‘It is a gangster’s paradise’: Cogta minister Nkadimeng describes 'unfunded budget' municipalities

Corruption in municipalities thrives because officials are not reporting fraud

Minister of finance Enoch Godongwana and minister of cooperative governance and traditional affairs (Cogta) Thembi Nkadimeng speak on municipal policy issues.
Minister of finance Enoch Godongwana and minister of cooperative governance and traditional affairs (Cogta) Thembi Nkadimeng speak on municipal policy issues.
Image: Cogta/ Twitter

Residents are forced to live with sewers bubbling in the open, water shortages, roads riddled with potholes, yet municipal budgets are full of “community engagement imbizos”.

These were the sentiments of minister of co-operative governance and traditional affairs (Cogta) Thembi Nkadimeng speaking about the state of municipalities at the district development model (DDM) conference at Stellenbosch University this week. 

Nkadimeng said there were about 168 municipalities with unfunded budgets. She found the budgets had “community engagements” but did not prioritise basic service delivery needs. 

An unfunded budget means a municipality makes financial commitments for projects but does not have the money, leading to spiralling debt.

According to the 2020/21 AG report, 47% of municipalities continued to spend money they did not have and incurred a deficit of R6.63bn owed to creditors.

“What is even worse about these unfunded budgets is that nothing translates to [the improvement] of roads, better water provision, nothing translates to what you think is tangible and is needed by community members. 

“There are sewers in the street boiling and there are no roads,” Nkadimeng told municipality officials, urging them to do better.

The minister blamed municipal councils for approving these budgets.

She said a certain percentage of councillors needed an education after a Cogta report found some councillors in KZN could not read or write.

Nkadimeng decried corruption in municipalities, saying it thrived because officials were not reporting fraud.

“How do we incorporate law enforcement into DDM? Because unless you are not living where I am living and staying in the municipalities where you are working, it’s a gangster’s paradise. 

“We have been taken over, and if we do not accept it we have more problems coming our side. How many of us in this room stand up in our municipalities and say this is wrong? We don’t. Maybe it’s out of fear, I am not judgmental,” she said.
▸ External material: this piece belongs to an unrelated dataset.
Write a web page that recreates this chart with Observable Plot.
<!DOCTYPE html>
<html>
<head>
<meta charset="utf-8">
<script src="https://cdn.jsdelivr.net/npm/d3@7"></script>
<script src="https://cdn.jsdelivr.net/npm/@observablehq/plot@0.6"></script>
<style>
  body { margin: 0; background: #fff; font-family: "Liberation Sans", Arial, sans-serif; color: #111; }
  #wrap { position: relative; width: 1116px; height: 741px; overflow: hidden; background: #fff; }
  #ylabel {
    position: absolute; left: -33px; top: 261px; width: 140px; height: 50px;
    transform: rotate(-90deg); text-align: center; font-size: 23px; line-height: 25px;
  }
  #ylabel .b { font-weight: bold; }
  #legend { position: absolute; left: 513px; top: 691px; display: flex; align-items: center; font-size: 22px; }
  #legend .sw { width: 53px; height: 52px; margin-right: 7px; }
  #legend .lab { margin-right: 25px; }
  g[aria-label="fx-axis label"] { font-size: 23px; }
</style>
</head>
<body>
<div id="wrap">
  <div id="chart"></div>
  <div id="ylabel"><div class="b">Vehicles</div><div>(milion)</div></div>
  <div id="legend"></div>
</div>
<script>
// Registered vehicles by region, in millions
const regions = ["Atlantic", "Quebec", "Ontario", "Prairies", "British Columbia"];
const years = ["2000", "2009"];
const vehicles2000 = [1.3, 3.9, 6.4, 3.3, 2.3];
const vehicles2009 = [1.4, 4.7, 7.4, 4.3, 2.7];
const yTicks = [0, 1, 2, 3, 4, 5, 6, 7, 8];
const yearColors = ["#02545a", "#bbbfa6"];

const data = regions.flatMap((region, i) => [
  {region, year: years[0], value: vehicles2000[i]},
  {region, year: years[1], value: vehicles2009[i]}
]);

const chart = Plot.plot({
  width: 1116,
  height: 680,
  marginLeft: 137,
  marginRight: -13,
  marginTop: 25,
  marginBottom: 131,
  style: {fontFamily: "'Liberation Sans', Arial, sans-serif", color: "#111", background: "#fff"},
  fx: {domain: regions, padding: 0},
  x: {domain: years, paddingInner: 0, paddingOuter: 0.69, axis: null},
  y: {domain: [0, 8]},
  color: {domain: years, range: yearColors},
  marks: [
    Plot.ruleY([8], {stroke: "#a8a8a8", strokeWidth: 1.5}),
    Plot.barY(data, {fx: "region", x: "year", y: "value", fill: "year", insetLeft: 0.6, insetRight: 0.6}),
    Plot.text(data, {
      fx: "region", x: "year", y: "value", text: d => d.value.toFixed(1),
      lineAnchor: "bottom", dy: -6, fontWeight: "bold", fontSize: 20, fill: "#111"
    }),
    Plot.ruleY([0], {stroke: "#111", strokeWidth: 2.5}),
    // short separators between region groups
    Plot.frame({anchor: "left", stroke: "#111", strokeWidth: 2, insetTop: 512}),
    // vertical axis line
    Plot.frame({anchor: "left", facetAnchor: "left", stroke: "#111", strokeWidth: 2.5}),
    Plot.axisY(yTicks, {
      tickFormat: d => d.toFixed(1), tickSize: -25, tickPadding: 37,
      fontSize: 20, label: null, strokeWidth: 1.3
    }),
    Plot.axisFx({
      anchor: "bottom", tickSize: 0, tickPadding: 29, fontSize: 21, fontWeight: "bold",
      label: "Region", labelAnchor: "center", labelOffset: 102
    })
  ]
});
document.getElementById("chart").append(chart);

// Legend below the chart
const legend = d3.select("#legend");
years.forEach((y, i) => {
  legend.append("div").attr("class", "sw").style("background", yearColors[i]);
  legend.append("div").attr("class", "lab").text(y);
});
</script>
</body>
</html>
Nkadimeng said despite the financial management framework developed by the National Treasury, mismanagement of funds continued in local government. 

One of the recent cases of corruption scandals in municipalities was that of the former municipal manager of Nama Khoi municipality in the Northern Cape, Nevie Aubrey Baartman, 63.

Baartman was found guilty last month of contravention of Municipal Finance Management Act.

Hawks spokesperson Capt Tebogo Thebe said Baartman was charged in 2021 for fraud in a R79m tender awarded to a construction company in 2013. 

“The former municipal manager was accused of awarding a tender for supplying paver bricks and kerbs worth R79,966,559 without following correct tender procedures,” Thebe said. 

Baartman, who is an EFF member, is set to be sentenced by the Springbok magistrate’s court in September.